Do not overpromise. Avoid sweeping claims about changing the world unless you can connect them to a believable path. A grounded commitment to doing useful work well is often stronger.

Do not submit a generic essay. Even if you adapt material from another application, revise it so the priorities of this scholarship are visible: educational progress, practical support, and a credible next step.

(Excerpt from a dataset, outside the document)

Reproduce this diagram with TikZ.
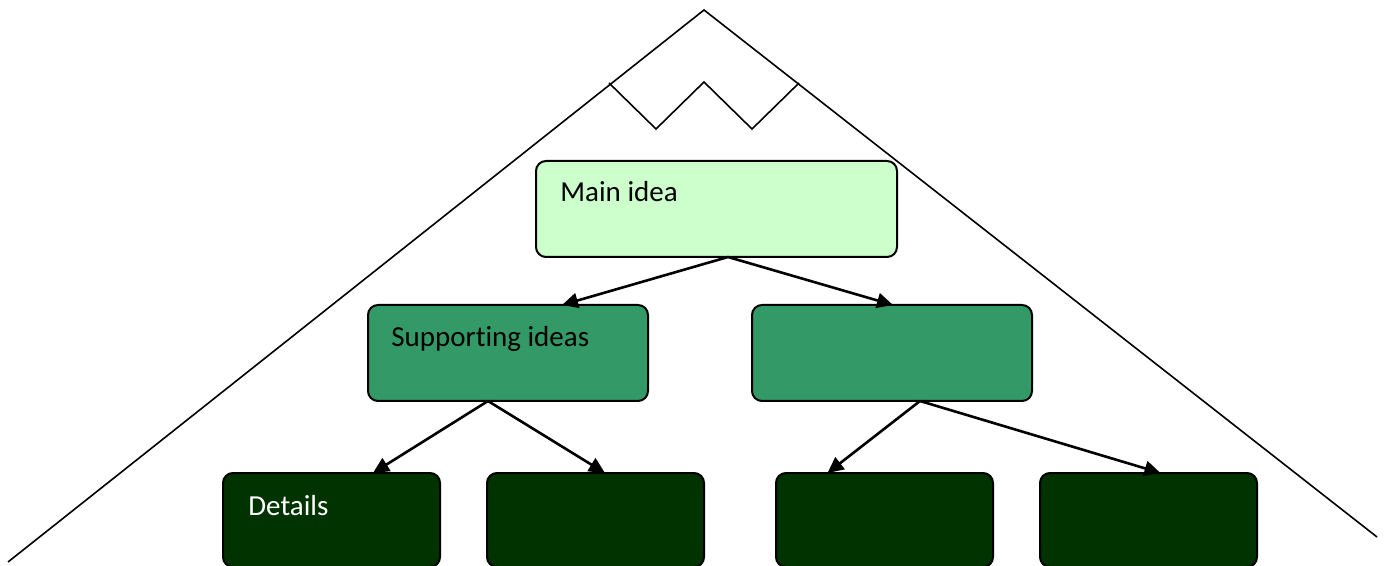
\documentclass[tikz,border=0pt]{standalone}
\usepackage{fontspec}
\setmainfont[Ligatures=NoCommon]{Carlito}
\usetikzlibrary{arrows.meta}

\begin{document}
\begin{tikzpicture}[x=0.5pt,y=-0.5pt,
    box/.style={draw=black,line width=1pt,rounded corners=5pt,inner sep=0pt,outer sep=0pt,anchor=north west},
    link/.style={-{Triangle[length=8pt,width=7.5pt]},line width=1.3pt},
    lbl/.style={anchor=base west,inner sep=0pt,font=\fontsize{14.5}{17}\selectfont}]

    \definecolor{ideaone}{RGB}{204,255,204}
    \definecolor{ideatwo}{RGB}{51,153,102}
    \definecolor{ideathree}{RGB}{0,51,0}

    \useasboundingbox (0,0) rectangle (1386,566);

    % mountain outline
    \draw[line width=0.8pt] (8,562) -- (704,10) -- (1377,537);
    \draw[line width=0.8pt] (609,83) -- (656,129) -- (704,82) -- (752,129) -- (799,83);

    % boxes
    \node[box,fill=ideaone,minimum width=180.5pt,minimum height=48pt] (main) at (536,161) {};
    \node[lbl] (maintxt) at ([xshift=12pt,yshift=-20.5pt]main.north west) {Main idea};

    \node[box,fill=ideatwo,minimum width=140pt,minimum height=48pt] (supl) at (368,305) {};
    \node[box,fill=ideatwo,minimum width=140pt,minimum height=48pt] (supr) at (752,305) {};
    \node[lbl] (suptxt) at ([xshift=11.5pt,yshift=-21pt]supl.north west) {Supporting ideas};

    \foreach \n/\x in {1/223,2/487,3/776,4/1040}
    \node[box,fill=ideathree,minimum width=108.5pt,minimum height=47pt] (det\n) at (\x,473) {};
    \node[lbl,text=white] (dettxt) at ([xshift=12.5pt,yshift=-21pt]det1.north west) {Details};

    % arrows
    \draw[link] ([xshift=5.75pt]main.south) -- ([xshift=27pt]supl.north);
    \draw[link] ([xshift=5.75pt]main.south) -- ([xshift=0.5pt]supr.north);
    \draw[link] ([xshift=-10pt]supl.south) -- ([xshift=20.75pt]det1.north);
    \draw[link] ([xshift=-10pt]supl.south) -- ([xshift=4.75pt]det2.north);
    \draw[link] ([xshift=14pt]supr.south) -- ([xshift=-28.5pt]det3.north);
    \draw[link] ([xshift=14pt]supr.south) -- ([xshift=6pt]det4.north);

\end{tikzpicture}
\end{document}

If you keep your essay specific, reflective, and forward-moving, you give the committee what it needs most: a trustworthy picture of a student who will use support with purpose.

FAQ

How personal should my scholarship essay be?
Personal enough to feel human, but selective enough to stay relevant. Include experiences that explain your values, discipline, and direction, not every difficult detail of your life. The best essays use personal material to strengthen the reader’s understanding of your choices and goals.
Should I focus more on financial need or on my achievements?
Usually both, but in a clear order. Show what you have already done with the resources you had, then explain the barrier that makes support meaningful now. This combination helps the committee see both merit and practical need.
What if I do not have major awards or leadership titles?
You do not need prestigious titles to write a strong essay. Real responsibility matters: working while studying, supporting family, improving in school, solving problems on the job, or following through on commitments. Focus on actions, accountability, and results.